Anna Minton’s new book Ground Control: fear and happiness in the 21st century city makes a convincing case that planning and housing policies have, perhaps inadvertently, made British cities increasingly distrustful and alienating environments over the last thirty years.
One of her main theses is that an excessive policy focus on individual property and privacy are turning British cities more and more like those in the USA – less public contact within local communities resulting in more distrust and less respect.
Much of the book is a critique of recent UK government policy. Fortunately, the author goes beyond that to identify some pointers for better policymaking – and better communities. One of her most cogent arguments is for planning to refocus its aims beyond buildings and property value: in other words, going beyond the traditional concern of the planning system on physical “development”, which Minton refers to as “classical planning”.
Planning, she suggests, should create environments where not everything is planned. Rather than seeing everything as permanent and controlled we should also create space that is “fluid and open” for spontaneous, temporary activities like popular culture, art and music – bolstering her argument by quoting such luminaries as Kevin Lynch, Jane Jacobs and Peter Hall, with reference to examples in Manchester and, ironically, London Docklands.
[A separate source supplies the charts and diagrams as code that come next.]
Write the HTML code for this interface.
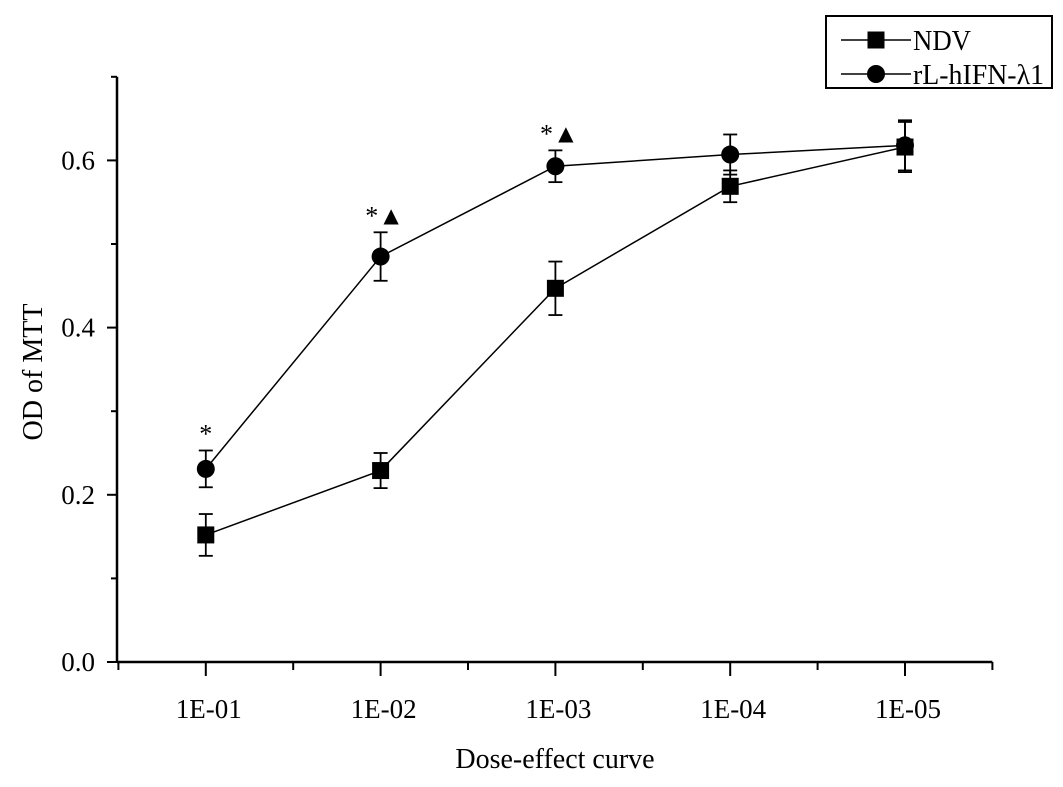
<!DOCTYPE html>
<html><head><meta charset="utf-8"><style>
html,body{margin:0;padding:0;background:#fff;}
svg text{font-family:"Liberation Serif",serif;fill:#000;}
</style></head><body>
<svg id="chart" width="1063" height="782" viewBox="0 0 1063 782" xmlns="http://www.w3.org/2000/svg">
<g id="axes"></g><g id="series"></g><g id="legend"></g>
</svg>
<script>
const categories = ["1E-01","1E-02","1E-03","1E-04","1E-05"];
const ndvValues = [0.152,0.229,0.447,0.569,0.616];
const ndvErrors = [0.025,0.021,0.032,0.019,0.03];
const rlValues = [0.231,0.485,0.593,0.607,0.618];
const rlErrors = [0.022,0.029,0.019,0.024,0.03];
const yTicks = [0.0,0.2,0.4,0.6];
const yTickLabels = ["0.0","0.2","0.4","0.6"];
const annotations = ["*","*▲","*▲","",""];

const NS="http://www.w3.org/2000/svg";
function mk(tag,attrs,parent){const e=document.createElementNS(NS,tag);for(const k in attrs)e.setAttribute(k,attrs[k]);parent.appendChild(e);return e;}
const X0=205.8, XS=174.8, Y0=662, YS=836;
function xs(i){return X0+i*XS;}
function ys(v){return Y0-v*YS;}
const axes=document.getElementById('axes');
let yl=mk('line',{x1:117,y1:ys(0.7),x2:117,y2:Y0,stroke:'#000','stroke-width':2.5},axes);


let xl=mk('line',{x1:117,y1:Y0,x2:xs(4.5),y2:Y0,stroke:'#000','stroke-width':2.5},axes);


for(let v=0;v<=0.7001;v+=0.1){
  const major=Math.round(v*10)%2===0;
  mk('line',{x1:117,y1:ys(v),x2:117-(major?10:6),y2:ys(v),stroke:'#000','stroke-width':2},axes);
}
yTicks.forEach((v,i)=>{
  const t=mk('text',{x:95,y:ys(v)+9,'text-anchor':'end','font-size':27},axes);
  t.textContent=yTickLabels[i];
  
  
});
for(let k=-0.5;k<=4.51;k+=0.5){
  const major=Math.abs(k-Math.round(k))<0.01;
  mk('line',{x1:xs(k),y1:Y0,x2:xs(k),y2:Y0+(major?14:8),stroke:'#000','stroke-width':2},axes);
}
categories.forEach((c,i)=>{
  const t=mk('text',{x:xs(i)+3,y:718,'text-anchor':'middle','font-size':27},axes);
  t.textContent=c;
  
  
});
let xt=mk('text',{x:555,y:768,'text-anchor':'middle','font-size':28},axes);
xt.textContent='Dose-effect curve';


let yt=mk('text',{x:0,y:0,'text-anchor':'middle','font-size':28,transform:'translate(42,372) rotate(-90)'},axes);
yt.textContent='OD of MTT';



const ser=document.getElementById('series');
function marker(x,y,shape,parent){
  if(shape==='square') return mk('rect',{x:x-8.5,y:y-8.5,width:17,height:17,fill:'#000'},parent);
  return mk('circle',{cx:x,cy:y,r:9,fill:'#000'},parent);
}
function drawSeries(vals,errs,shape,name){
  const g=mk('g',{},ser);
  
  
  mk('polyline',{points:vals.map((v,i)=>xs(i)+','+ys(v)).join(' '),fill:'none',stroke:'#000','stroke-width':1.5},g);
  vals.forEach((v,i)=>{
    const x=xs(i),t=ys(v+errs[i]),b=ys(v-errs[i]);
    mk('line',{x1:x,y1:t,x2:x,y2:b,stroke:'#000','stroke-width':1.8},g);
    mk('line',{x1:x-7,y1:t,x2:x+7,y2:t,stroke:'#000','stroke-width':1.8},g);
    mk('line',{x1:x-7,y1:b,x2:x+7,y2:b,stroke:'#000','stroke-width':1.8},g);
    const m=marker(x,ys(v),shape,g);
    
    
  });
}
drawSeries(ndvValues,ndvErrors,'square','ndv-series');
drawSeries(rlValues,rlErrors,'circle','rl-hifn-series');
annotations.forEach((a,i)=>{
  if(!a)return;
  const t=mk('text',{x:xs(i)+(a.length>1?4:0),y:ys(rlValues[i]+rlErrors[i])-8,'text-anchor':'middle','font-size':26},ser);
  t.textContent=a;
  
  
});

const lg=document.getElementById('legend');


mk('rect',{x:826,y:16,width:226,height:72,fill:'#fff',stroke:'#000','stroke-width':2},lg);
[['NDV','square',40],['rL-hIFN-λ1','circle',74]].forEach(([lab,sh,y])=>{
  const g=mk('g',{},lg);
  
  
  mk('line',{x1:841,y1:y,x2:911,y2:y,stroke:'#000','stroke-width':1.5},g);
  marker(876,y,sh,g);
  const t=mk('text',{x:913,y:y+10,'font-size':28,textLength:lab.length>3?131:58,lengthAdjust:'spacingAndGlyphs'},g);
  t.textContent=lab;
});
</script>
</body></html>
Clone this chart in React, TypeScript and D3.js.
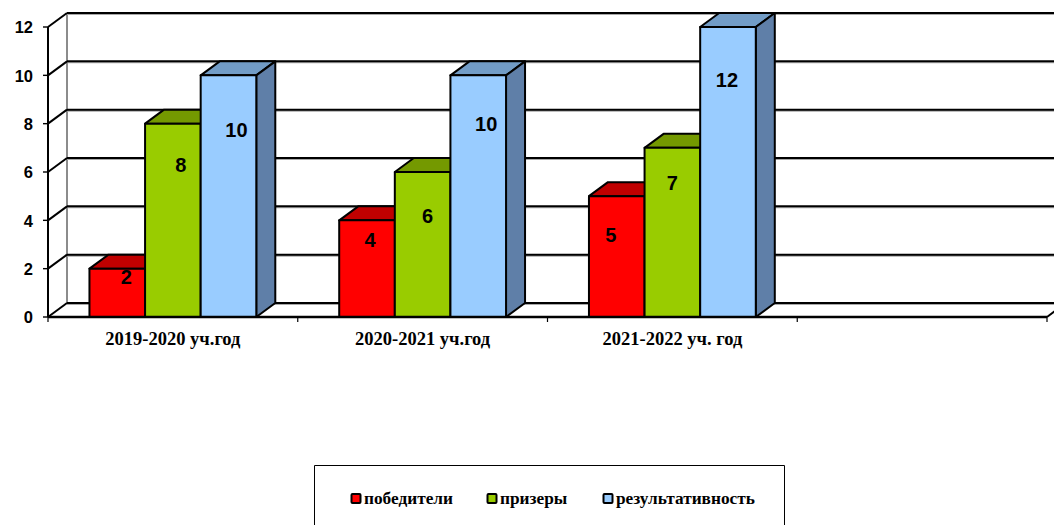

To the public, none of this should be a surprise. They know that places are not just about buildings and property, but also about people, activity and identity. But for the planning profession – and I include myself in this generalisation – our education and legislative framework means that we must take a conscious step to widen our perspective from the built environment to include people and activity, even though they should of course be essential ingredients of placemaking.
I am not saying anything particularly new here. But Anna Minton has reminded me how how important it is for planning to broaden its horizons beyond permanent physical things if we are to create more human and liveable communities.